Die wirklichen Intellektuellen halten sich offensichtlich an DU, dessen Doppelnummer zum Thema „Die Seele“ für Juli/August noch von Walter Keller konzipiert wurde und am Kiosk zum eher elitären Preis von CHF 30.- angeboten wird. Kein Wunder, dass das Heft vorwiegend auch dort durchgeblättert wird. Oft ist es unklar, was die einzelnen Beiträge mit dem Leitthema verbindet. Sehenswert ist der Fotoessay von Sandro Miller, eingebettet in die Reportage von Christian Gerig über Olympia in Beijing. Den Thementeil hat Tres Camenzind illustriert.

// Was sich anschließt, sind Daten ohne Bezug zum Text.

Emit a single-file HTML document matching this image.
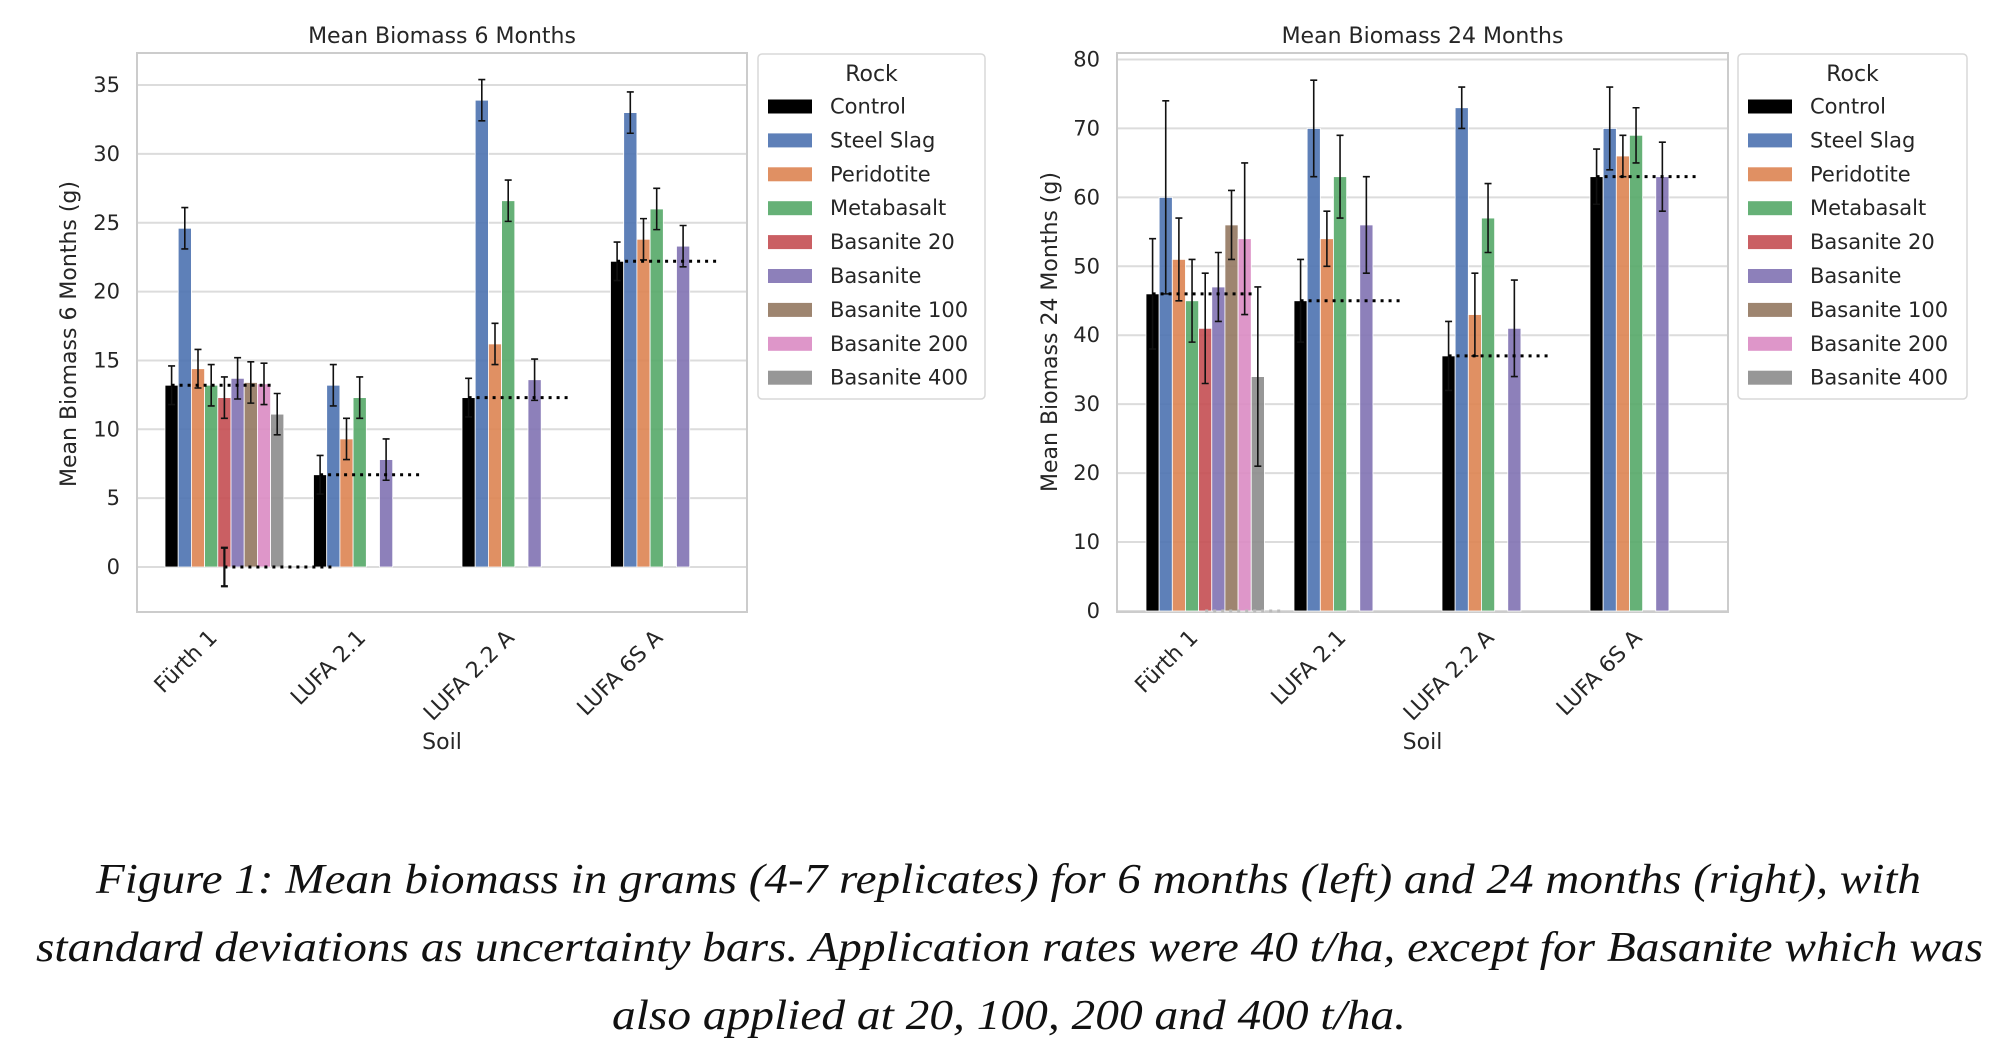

Leichtere Kost zur Kulturhauptstadt Zürich bietet Merian mit einem Sonderheft an. Die meisten Bilder stammen vom Hausfotografen Artur F. Selbach und sind auch über die Website konsultierbar. Es sind schöne, gefällige Bilder. Sie schwächen die zum Teil eher peinlichenTexte der lokalen Intellektuellen ab. Man staunt, dass dieses Heft nach unserem Wissen als einziges aktuelles Fotobuch/Fotoheft über Zürich empfohlen werden kann. Alle anderen Publikationen sind entweder kitschig oder veraltet.

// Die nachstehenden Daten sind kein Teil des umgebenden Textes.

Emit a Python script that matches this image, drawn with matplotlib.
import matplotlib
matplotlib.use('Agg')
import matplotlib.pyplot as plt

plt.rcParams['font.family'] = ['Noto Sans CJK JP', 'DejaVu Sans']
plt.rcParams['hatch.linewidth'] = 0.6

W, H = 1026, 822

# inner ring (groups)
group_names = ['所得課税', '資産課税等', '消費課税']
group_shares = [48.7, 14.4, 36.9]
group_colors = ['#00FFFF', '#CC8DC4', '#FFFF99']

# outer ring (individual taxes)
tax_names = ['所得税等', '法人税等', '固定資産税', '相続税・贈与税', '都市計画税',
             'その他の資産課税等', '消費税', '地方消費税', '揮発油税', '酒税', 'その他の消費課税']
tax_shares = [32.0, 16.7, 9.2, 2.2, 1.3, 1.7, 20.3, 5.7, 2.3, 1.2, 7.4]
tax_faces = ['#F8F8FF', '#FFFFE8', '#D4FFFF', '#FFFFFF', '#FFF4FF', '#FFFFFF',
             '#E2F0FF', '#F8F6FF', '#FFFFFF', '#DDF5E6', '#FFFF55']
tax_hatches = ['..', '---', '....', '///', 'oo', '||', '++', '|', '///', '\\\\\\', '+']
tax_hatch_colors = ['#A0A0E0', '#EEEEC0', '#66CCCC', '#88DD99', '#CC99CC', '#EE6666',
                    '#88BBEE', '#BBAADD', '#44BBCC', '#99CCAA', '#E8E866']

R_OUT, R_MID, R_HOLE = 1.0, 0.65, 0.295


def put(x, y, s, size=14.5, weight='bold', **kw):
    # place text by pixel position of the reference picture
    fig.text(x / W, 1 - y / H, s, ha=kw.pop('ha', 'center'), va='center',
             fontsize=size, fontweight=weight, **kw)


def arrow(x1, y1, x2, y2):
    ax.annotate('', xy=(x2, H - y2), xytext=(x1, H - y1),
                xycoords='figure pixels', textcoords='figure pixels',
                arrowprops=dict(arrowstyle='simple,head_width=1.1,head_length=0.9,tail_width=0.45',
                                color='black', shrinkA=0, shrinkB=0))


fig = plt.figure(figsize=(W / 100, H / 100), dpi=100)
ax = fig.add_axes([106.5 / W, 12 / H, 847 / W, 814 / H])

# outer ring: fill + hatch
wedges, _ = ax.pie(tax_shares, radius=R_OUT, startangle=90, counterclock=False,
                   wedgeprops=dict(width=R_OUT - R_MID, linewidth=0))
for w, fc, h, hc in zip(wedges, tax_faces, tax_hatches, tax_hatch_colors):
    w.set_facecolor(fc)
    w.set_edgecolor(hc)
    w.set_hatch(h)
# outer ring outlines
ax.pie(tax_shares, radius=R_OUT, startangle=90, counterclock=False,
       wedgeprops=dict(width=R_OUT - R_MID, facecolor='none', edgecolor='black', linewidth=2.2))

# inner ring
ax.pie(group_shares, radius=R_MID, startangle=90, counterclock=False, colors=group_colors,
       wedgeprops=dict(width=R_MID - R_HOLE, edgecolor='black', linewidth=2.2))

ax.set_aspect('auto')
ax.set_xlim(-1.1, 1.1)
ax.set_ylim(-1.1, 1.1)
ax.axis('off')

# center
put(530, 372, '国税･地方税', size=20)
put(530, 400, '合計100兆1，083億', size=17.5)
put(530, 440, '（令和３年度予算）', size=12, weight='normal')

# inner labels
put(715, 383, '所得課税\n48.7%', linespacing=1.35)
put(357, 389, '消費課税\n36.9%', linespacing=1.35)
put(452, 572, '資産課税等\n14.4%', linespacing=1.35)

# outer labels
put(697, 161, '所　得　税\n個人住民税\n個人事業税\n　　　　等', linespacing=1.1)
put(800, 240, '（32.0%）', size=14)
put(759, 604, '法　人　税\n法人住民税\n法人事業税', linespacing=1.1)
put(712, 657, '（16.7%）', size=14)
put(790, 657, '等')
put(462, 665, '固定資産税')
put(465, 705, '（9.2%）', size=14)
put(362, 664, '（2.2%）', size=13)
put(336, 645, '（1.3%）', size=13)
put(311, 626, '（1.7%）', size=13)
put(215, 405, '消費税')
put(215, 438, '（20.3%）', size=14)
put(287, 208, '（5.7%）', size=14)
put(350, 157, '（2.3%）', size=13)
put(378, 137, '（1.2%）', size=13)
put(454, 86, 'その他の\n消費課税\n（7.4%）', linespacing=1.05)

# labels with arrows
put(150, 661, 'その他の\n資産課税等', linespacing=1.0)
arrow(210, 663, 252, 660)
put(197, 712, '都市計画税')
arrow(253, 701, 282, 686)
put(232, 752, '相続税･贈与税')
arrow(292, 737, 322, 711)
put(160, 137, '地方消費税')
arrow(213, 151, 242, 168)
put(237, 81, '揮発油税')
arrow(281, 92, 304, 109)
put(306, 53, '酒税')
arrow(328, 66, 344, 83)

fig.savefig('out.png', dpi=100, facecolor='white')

Dem Kitsch elegant ausgewichen ist coop mit der heute lancierten Werbekampagne zum Nationalfeiertag. Der Fotograf ist unbekannt. Drei Champagner-Flaschen vereinigen sich zum „Cüplischwur“. Oft sagt ein cleveres Werbebild mehr über die Verbindlichkeit eines Landes aus als die Ansprache des Bundespräsidenten.